И про доходы. «Вышка» всегда была диверсифицирована. Три площадки: это платные студенты — мы входим в тройку лидеров, — это дополнительное образование, и исследовательские организации. Мы обкладываем налогом наши зарабатывающие подразделения и тратим их на одно — мы платим нашим преподавателям. Сейчас, в прошлом году, правительство нам расширило финансирование фундаментальных исследований — но все, что я говорил до этого, [имеет место].

— Вопрос про инбридинг. В рамках национальных университетов создано по одному университету по каждому направлению. Мне кажется, инбридинг — очень опасный путь. Где «Вышке» взять 1000 преподавателей?

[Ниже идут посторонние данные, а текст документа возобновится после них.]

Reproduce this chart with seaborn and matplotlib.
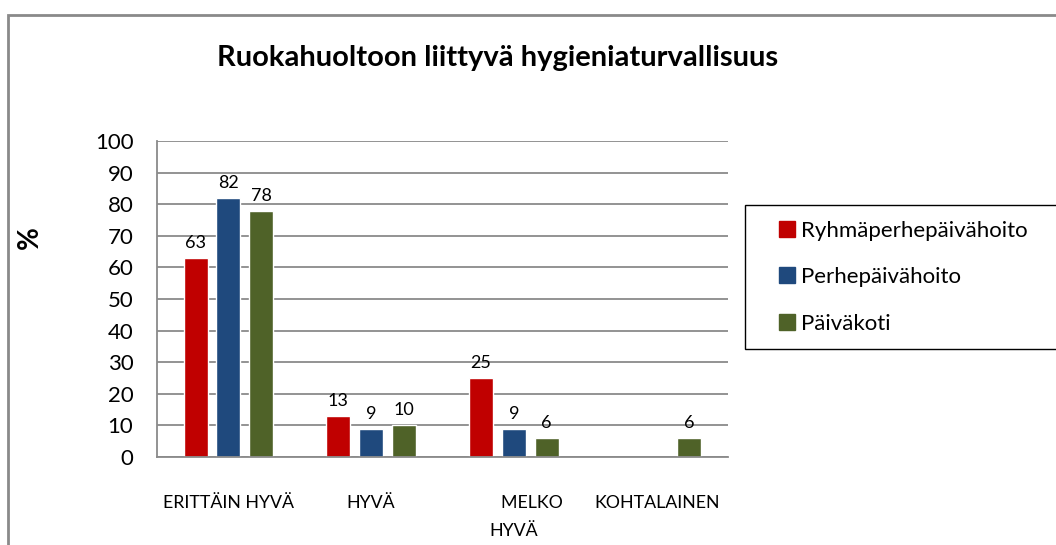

— Мы 40% берем не от себя, а из МГУ, из РАН и из провинциальных университетов (не экономистов — там все плохо, но историков, социологов). Ситуация не такая плохая. Я бы не сказал, что в России есть только «Вышка» плюс РЭШ, плюс ЕУСПб. У нас есть жизнеспособные элементы в СПбГУ, в Екатеринбургском госуниверситете. Конечно, государство должно наряду с национальными университетами расширить на порядок [гранты] РФФИ и РГНФ — не 500 000, а 5 млн. Несмотря на то, что правительству не хватает даже на поддержку национальных университетов, даже в этих условиях мы можем надеяться на живое академическое сообщество, а не только на сосредоточение в нескольких точках.

— Есть система стимулирования исследований, но она не очень высокого качества исследования стимулирует. Как вы собираетесь стимулировать именно качественные публикации?

— У нас есть инструменты, например, у нас есть центр вместе с РЭШ, его возглавляет Вадим Белов. Второе — есть надбавки и гранты. То, что мы называем академнадбавкой второго уровня, гораздо более надежно. Есть проблема преодоления рва — если он широкий, то 90% просто встанет. Очень опасно, авантюристично, при всем том, что я сказал про наши академжурналы, стимулировать сразу более высокий уровень. Нас никто не поддержит, если мы предложим то, что подходит для 0,5%.

— Что для пенсионеров?

— Я уже сказал, что у нас есть пакет для ординарных профессоров. Они будут получать свои 100 000 вне зависимости от того, преподают они или нет. Но мы пока не дошли до соцпакета. При разговоре о соцпакете — там есть люди, которые будут получать что-то, а есть люди, которых мы, как Ливанов (из МИСиСа) выводим как ненужный балласт. Пенсии высокие должно обеспечивать государство, а университеты не могут.

— Приведите примеры взаимодействия с зарубежными партнерами.

— Мы ведем совместные исследования с несколькими исследовательскими центрами в рамках OESR — об инновационном поведении населения. Это у нас институт Гохберга. Также Исак Фрумин ведет исследования из Бостонского колледжа об академической организации образования. Мы все встраиваемся в уже имеющиеся исследования. Самые крупные исследования — это Ясин, Алексашенко о введении новых национальных счетов. Это очень хороший вариант встраиваться в эмпирические исследования. Нам трудно войти в топовые журналы в фундаментальной науке — там же тоже клубы. Так что эмпирические исследования — это хороший путь. Я не могу быть сильно полезен коллегам из технических университетов, я рассказывал [о работах] для менеджеров и экономических исследований. У нас таких проектов около 80. На 80–85% они имеют эмпирическую подоснову.